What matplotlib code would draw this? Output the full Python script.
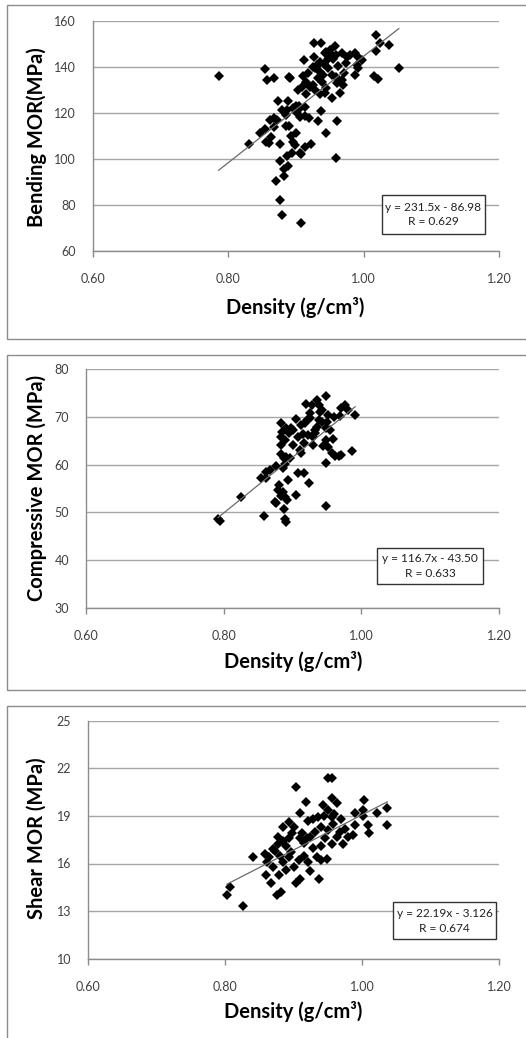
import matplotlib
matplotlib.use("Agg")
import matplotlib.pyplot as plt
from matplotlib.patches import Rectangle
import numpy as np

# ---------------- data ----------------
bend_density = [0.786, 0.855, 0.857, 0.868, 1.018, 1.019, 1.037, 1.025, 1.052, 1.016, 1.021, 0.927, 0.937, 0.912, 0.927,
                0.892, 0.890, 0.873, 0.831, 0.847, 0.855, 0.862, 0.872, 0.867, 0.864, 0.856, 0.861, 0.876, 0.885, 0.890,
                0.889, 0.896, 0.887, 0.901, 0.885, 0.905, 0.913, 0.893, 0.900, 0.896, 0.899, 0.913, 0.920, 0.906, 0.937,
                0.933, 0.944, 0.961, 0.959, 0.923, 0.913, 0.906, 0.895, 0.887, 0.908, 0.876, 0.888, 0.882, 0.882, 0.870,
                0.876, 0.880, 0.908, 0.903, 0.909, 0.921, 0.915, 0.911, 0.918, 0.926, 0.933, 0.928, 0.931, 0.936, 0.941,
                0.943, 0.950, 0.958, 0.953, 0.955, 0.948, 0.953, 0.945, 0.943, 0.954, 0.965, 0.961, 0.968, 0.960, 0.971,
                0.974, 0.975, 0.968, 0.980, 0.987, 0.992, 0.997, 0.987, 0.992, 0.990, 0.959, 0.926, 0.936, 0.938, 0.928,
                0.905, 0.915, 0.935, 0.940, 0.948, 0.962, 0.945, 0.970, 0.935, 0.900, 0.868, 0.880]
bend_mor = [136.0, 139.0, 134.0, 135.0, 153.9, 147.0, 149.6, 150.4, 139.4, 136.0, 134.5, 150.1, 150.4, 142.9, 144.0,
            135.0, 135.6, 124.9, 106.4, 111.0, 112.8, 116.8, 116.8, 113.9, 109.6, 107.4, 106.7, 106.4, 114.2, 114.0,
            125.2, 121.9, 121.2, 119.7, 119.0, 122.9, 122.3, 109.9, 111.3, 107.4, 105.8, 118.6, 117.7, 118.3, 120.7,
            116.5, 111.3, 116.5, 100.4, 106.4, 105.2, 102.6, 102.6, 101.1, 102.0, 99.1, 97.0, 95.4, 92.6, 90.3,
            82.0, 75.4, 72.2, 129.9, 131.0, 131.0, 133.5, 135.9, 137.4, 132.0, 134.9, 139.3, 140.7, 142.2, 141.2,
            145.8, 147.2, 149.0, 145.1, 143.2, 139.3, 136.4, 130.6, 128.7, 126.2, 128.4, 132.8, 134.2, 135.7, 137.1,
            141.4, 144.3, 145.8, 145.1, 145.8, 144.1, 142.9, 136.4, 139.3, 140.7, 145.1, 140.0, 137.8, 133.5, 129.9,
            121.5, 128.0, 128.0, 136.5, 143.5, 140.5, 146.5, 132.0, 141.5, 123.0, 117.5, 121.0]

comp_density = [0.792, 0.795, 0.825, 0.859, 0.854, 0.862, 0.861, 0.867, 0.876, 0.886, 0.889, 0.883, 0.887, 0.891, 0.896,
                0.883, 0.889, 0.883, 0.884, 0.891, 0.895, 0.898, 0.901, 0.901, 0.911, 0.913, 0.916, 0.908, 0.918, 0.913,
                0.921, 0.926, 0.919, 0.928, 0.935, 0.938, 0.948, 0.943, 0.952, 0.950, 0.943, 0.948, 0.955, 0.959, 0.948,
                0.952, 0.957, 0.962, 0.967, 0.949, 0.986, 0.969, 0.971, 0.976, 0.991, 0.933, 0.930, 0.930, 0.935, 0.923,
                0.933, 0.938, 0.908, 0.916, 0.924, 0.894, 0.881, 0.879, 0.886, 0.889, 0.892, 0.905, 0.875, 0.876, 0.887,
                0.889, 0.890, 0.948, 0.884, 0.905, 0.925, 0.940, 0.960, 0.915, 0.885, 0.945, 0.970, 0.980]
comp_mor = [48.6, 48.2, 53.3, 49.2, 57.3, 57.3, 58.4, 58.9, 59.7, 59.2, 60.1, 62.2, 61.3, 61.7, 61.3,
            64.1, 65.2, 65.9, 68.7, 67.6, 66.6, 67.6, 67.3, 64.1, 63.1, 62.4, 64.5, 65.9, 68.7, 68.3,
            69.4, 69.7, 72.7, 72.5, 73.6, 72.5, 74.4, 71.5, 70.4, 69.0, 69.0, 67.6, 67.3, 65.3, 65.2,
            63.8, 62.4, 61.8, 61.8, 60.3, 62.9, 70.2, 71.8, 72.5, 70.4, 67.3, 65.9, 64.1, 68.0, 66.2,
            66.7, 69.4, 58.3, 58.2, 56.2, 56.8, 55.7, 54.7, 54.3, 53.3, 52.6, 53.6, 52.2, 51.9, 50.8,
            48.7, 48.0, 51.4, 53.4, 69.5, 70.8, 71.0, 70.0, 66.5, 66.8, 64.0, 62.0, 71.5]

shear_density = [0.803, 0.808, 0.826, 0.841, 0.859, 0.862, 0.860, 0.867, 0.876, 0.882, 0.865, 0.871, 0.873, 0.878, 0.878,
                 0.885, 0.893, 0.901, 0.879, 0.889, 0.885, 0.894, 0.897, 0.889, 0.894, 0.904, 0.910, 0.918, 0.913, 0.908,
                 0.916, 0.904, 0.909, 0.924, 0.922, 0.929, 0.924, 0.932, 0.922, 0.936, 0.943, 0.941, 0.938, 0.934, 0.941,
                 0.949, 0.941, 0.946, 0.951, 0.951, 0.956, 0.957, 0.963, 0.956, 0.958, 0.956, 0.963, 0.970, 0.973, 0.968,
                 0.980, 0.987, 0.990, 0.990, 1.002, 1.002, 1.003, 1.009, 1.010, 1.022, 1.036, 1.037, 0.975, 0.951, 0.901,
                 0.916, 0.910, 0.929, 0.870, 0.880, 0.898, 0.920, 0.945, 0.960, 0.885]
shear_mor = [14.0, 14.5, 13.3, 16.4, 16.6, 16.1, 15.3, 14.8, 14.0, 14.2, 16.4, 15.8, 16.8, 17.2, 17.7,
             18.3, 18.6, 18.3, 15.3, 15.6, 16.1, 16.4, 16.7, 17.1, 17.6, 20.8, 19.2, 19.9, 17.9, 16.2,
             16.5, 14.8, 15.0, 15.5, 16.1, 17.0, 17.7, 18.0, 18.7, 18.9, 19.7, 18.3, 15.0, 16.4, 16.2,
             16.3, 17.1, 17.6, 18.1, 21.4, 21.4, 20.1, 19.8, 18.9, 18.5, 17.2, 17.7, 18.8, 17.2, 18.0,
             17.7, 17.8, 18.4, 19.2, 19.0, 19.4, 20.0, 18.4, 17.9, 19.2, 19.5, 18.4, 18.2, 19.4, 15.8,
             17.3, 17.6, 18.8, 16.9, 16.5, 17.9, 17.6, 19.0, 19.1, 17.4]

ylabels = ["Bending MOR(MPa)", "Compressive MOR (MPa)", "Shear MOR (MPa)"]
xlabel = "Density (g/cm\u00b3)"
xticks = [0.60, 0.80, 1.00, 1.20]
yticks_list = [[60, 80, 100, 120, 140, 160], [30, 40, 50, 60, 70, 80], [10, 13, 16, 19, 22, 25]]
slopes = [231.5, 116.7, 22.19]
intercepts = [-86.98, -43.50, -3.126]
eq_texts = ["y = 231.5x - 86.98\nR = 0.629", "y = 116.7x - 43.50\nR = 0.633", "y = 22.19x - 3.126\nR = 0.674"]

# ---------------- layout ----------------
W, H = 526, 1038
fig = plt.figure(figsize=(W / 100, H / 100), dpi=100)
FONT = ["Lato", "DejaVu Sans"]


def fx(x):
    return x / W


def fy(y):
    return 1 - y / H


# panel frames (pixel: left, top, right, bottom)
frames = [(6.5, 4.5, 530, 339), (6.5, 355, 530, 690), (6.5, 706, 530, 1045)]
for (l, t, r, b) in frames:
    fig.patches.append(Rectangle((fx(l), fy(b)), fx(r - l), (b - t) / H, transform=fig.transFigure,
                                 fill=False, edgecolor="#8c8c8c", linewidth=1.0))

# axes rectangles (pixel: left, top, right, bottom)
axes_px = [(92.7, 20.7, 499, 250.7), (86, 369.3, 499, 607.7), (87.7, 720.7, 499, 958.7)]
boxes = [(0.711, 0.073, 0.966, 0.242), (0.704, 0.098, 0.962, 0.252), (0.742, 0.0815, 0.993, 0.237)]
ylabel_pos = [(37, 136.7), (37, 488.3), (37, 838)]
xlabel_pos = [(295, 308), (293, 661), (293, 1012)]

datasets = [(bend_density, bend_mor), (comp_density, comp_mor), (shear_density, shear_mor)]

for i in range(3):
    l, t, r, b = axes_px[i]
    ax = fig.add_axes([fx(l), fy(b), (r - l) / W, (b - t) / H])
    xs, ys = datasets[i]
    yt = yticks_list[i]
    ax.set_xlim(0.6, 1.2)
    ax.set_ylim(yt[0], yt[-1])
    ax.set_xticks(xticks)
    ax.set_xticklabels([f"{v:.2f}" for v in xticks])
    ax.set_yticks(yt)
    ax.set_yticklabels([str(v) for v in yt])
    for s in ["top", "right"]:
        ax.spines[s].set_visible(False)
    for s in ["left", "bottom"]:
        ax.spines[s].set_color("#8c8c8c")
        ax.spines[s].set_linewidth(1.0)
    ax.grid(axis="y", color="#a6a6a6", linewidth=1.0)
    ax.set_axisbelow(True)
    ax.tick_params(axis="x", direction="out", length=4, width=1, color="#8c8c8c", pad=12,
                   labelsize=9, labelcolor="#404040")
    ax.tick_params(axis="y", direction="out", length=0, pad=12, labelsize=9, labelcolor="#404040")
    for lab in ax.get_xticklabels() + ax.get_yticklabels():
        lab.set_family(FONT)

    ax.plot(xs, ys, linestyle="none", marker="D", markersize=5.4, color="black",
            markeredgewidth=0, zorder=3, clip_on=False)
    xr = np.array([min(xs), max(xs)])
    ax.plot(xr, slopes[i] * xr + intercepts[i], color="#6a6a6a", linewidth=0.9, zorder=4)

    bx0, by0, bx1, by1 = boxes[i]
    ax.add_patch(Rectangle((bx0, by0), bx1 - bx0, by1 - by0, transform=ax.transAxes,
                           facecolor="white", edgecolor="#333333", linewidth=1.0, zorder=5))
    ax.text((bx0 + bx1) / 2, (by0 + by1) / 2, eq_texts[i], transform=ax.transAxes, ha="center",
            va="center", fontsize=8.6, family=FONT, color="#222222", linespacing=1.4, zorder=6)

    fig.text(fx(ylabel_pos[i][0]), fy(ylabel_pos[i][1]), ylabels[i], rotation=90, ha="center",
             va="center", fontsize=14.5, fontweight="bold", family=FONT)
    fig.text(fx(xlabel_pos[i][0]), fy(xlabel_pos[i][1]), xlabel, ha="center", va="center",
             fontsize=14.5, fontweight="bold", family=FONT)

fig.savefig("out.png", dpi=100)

→ **Aim of the task**:
Pictures stay out. Print the data exactly, from its first line through the line containing "import numpy as np".

→ **Answer to this problem**:
What matplotlib code would draw this? Output the full Python script.
import matplotlib
matplotlib.use("Agg")
import matplotlib.pyplot as plt
from matplotlib.patches import Rectangle
import numpy as np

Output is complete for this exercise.